On Wednesday, Iowa City Police Sgt. Denise Brotherton said the department conducted a “thorough investigation” that concluded Jan. 3. The case could be reopened within five years, Brotherton said, but noted that without the alleged victim’s involvement, there was little the police department could do.
“There’s nothing more for us to do until something else changes,” she said. “Everything just kind of stopped. We can’t have a sexual assault investigation without the victim.”
Brotherton said the case was submitted to the county attorney’s office at the end of November. She said that typically, the county attorney’s office takes a week to review the case before discussing it further with police.

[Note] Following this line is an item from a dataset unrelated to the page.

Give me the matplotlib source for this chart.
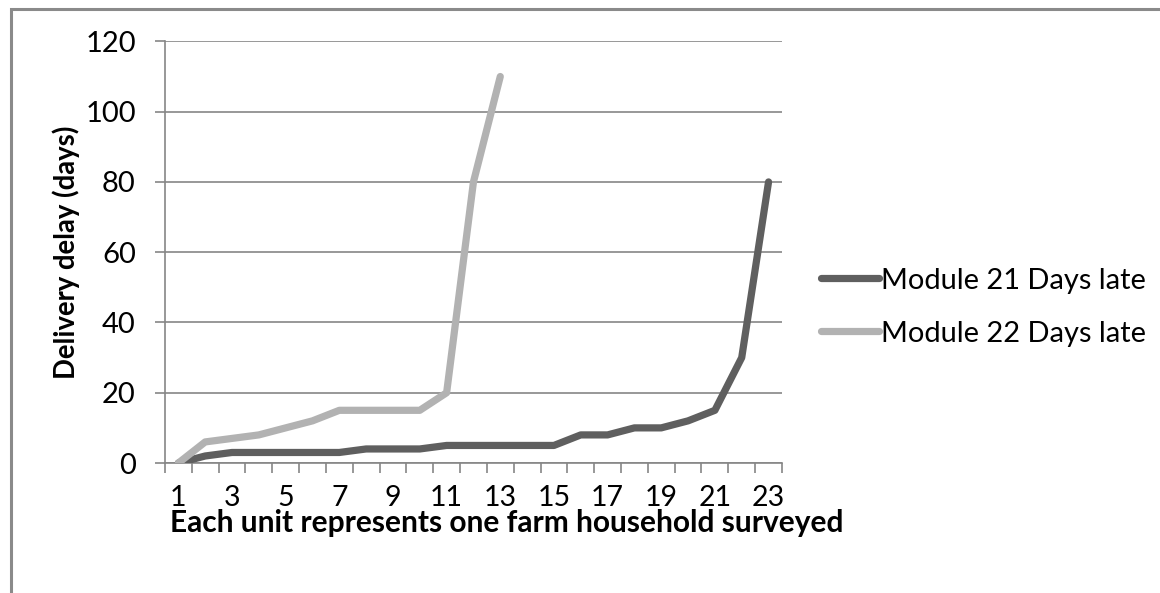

Janet Lyness said Wednesday she was not asked to make the determination about whether to pursue prosecution because the victim did not want to go forward with the case. While the county attorney’s office could prosecute without the alleged victim’s approval, Lyness said her office defers to the victim when appropriate.
“We will try to honor the victim’s wishes in sex abuse cases,” Lyness said.
Lyness did say she approved the Iowa City Police Department’s request to allow UI officials an opportunity to review their investigative reports. Lyness said when an agency such as the University of Iowa is conducting its own internal investigation into a matter that could involve criminal charges, it will sometimes ask to review investigative reports. At that point, the investigating department will request permission to allow that agency to review those documents.
Lyness said the request from the university to review the police department’s documents related to the Coker investigation came sometime in late November. Lyness said she doesn’t remember what UI office asked to see the investigative reports nor did she keep any record of that request.
“To be honest, I don’t remember which office,” Lyness said. “I just don’t know.”
Lyness speculated the office was either the Office of Equal Opportunity and Diversity or a university office that works with EOD. She said she doesn’t know if it was the athletic department that requested to see the documents.
Coker has not publicly commented on his suspension or his reason for leaving the university. His attorney, Leon Spies, said Wednesday that Coker will continue not to discuss his departure.
“I think his wishes are to focus on his family and the big changes that are coming up in his academic and personal life,” Spies said. “I think he’d prefer to be with himself and his family.”
Spies — who represented former UI football players Cedric Everson and Abe Satterfield in past sexual assault cases — declined to comment on remarks that Coker made on his Facebook page indicating he was punished for something he didn’t do. Spies also said he was “honor-bound” to not discuss Coker’s suspension.
“There’s not a lot I can tell you,” he said. “(Coker’s) mission is to continue to strive to be the best student and teammate and citizen he can be. He’ll strive for those goals somewhere other than Iowa City.”
The university has been under close scrutiny before for how it has handled alleged sexual assault cases, particularly in the athletic department. The handling of the case of Everson and Satterfield ultimately led to the firing of two University of Iowa vice presidents and an overhaul of university policy surrounding such cases.